* PROBLEM TO WORK ON: Copy every line that contains the string "diagram" from the entries below.

* GIVEN DATA:

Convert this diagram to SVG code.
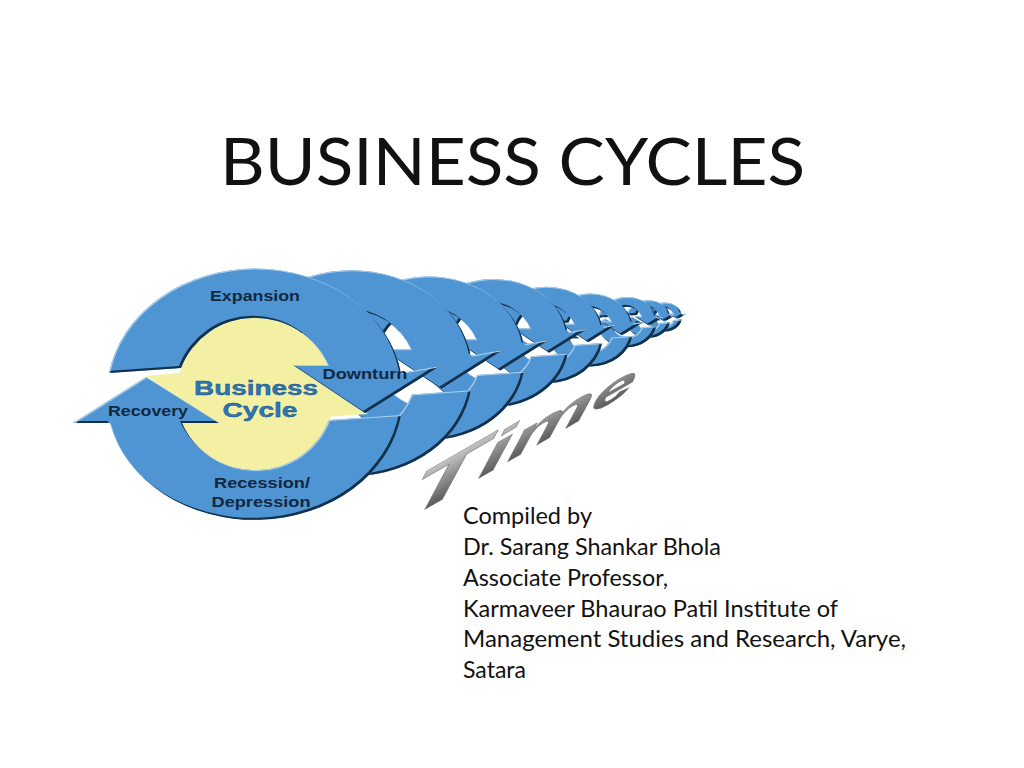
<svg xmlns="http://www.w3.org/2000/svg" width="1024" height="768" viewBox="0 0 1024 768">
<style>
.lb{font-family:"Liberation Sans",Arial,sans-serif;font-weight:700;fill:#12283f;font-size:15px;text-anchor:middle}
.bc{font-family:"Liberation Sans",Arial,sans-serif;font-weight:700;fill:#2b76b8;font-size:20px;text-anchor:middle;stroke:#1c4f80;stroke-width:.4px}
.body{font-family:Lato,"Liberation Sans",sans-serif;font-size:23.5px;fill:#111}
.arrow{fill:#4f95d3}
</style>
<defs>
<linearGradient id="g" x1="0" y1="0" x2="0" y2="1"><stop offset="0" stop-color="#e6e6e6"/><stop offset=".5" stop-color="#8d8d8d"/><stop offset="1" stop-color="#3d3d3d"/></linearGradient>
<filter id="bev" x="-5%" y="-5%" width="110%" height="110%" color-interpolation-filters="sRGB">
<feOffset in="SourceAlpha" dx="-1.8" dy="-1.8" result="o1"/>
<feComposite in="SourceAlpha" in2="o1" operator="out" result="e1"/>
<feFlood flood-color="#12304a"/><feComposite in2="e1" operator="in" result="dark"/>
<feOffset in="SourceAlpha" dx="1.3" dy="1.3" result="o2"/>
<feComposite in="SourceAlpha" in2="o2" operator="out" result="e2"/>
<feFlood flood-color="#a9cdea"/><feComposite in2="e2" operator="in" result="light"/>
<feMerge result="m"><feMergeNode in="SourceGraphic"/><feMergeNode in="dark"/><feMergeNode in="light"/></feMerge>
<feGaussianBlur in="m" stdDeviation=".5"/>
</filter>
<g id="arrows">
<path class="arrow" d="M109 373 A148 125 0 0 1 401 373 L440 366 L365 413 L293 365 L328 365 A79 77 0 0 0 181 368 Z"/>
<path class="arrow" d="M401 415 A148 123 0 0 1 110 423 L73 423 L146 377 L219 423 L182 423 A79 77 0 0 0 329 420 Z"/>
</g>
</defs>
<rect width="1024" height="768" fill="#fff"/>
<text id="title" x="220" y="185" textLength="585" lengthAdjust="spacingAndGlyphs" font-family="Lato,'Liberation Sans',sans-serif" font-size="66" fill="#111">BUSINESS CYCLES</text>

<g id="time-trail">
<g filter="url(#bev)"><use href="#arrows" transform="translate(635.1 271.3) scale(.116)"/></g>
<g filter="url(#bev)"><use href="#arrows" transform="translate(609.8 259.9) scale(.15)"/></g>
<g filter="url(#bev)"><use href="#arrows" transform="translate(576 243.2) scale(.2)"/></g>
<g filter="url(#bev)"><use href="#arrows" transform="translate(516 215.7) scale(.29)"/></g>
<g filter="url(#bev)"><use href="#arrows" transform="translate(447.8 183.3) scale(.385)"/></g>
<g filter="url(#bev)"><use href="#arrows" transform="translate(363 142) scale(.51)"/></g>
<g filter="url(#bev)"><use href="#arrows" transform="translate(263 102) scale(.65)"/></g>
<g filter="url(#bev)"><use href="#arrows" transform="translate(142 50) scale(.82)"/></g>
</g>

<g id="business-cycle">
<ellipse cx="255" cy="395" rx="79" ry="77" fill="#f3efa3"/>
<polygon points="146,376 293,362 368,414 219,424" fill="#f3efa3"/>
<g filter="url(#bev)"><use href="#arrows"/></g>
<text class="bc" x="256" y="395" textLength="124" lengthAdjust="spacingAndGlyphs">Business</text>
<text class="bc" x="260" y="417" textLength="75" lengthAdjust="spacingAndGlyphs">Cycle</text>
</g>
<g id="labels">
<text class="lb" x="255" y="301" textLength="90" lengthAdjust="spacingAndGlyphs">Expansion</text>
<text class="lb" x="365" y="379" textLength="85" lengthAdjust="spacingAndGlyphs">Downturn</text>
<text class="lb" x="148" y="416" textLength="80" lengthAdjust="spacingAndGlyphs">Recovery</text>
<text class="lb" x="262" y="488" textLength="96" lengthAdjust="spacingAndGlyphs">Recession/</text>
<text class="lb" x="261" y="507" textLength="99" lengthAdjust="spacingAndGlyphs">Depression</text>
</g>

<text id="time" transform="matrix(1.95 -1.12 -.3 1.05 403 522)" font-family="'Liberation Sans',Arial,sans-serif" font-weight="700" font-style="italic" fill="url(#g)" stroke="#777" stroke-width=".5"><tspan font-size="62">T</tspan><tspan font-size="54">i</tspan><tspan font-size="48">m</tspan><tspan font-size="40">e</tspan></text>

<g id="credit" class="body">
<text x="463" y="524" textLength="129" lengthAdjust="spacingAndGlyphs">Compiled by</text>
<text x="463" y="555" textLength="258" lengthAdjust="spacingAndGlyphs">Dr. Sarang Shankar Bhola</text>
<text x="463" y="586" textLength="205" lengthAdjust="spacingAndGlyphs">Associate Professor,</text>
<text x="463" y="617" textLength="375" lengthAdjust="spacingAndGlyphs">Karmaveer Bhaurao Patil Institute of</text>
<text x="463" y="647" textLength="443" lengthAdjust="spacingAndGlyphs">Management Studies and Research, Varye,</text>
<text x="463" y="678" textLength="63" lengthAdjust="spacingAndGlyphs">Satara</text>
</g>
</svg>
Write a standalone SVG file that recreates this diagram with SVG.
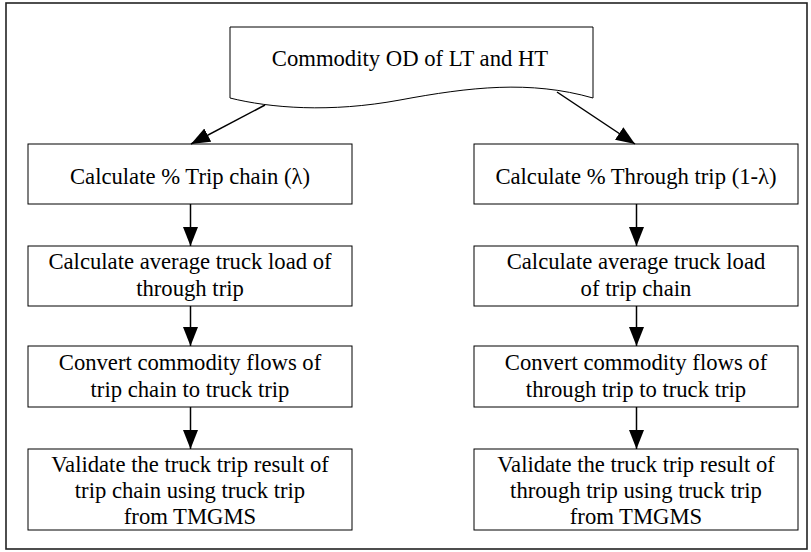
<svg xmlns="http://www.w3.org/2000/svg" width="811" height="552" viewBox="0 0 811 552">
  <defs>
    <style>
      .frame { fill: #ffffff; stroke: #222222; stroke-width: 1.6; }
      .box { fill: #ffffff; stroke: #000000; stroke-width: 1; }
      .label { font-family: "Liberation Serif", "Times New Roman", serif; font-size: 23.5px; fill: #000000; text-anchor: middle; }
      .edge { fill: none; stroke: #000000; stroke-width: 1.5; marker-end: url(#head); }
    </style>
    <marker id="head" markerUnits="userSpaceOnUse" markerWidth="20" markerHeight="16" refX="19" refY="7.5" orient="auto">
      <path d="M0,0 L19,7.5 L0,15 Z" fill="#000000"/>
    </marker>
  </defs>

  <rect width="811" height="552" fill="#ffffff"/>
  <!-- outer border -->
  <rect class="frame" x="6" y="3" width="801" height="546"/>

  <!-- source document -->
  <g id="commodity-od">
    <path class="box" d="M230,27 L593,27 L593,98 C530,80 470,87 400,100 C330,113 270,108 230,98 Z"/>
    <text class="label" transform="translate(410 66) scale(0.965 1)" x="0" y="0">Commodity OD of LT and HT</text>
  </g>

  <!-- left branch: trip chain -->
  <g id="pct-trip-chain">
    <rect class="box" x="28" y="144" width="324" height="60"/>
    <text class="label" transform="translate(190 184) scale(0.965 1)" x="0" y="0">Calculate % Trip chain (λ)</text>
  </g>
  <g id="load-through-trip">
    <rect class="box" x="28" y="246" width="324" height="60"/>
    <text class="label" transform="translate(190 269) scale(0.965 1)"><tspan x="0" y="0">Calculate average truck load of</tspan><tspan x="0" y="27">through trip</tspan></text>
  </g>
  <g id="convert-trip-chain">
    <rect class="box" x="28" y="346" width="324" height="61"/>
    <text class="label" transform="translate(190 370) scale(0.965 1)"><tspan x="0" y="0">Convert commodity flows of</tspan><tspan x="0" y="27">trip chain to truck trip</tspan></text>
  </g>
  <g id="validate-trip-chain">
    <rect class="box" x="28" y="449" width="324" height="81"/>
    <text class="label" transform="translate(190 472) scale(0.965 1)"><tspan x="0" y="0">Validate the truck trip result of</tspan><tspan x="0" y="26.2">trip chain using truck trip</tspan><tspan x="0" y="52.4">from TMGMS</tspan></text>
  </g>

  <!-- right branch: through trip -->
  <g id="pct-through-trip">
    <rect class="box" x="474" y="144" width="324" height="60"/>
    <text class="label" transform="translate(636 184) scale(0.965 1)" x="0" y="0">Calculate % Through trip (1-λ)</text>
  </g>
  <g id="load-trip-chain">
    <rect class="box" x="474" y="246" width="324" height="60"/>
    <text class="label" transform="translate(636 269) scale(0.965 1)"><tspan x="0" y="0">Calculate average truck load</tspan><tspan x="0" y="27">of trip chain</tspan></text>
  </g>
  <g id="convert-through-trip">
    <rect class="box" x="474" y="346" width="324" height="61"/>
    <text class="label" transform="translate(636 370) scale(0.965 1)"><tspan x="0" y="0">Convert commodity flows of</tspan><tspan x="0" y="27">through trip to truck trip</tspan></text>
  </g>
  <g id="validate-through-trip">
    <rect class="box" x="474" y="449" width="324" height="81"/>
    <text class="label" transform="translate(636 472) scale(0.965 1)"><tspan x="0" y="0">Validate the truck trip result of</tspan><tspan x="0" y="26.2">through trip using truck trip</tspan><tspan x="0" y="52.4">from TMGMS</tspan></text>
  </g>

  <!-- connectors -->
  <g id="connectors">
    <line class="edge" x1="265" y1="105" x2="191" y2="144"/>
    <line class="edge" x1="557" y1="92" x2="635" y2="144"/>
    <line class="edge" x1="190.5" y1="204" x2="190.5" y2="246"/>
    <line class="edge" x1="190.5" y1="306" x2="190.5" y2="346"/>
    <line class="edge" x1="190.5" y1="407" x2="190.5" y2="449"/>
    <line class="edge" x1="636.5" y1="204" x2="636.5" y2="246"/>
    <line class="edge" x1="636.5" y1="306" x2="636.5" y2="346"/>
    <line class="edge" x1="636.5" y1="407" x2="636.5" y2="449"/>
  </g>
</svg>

* THE REPLY:
Convert this diagram to SVG code.
Write a standalone SVG file that recreates this diagram with SVG.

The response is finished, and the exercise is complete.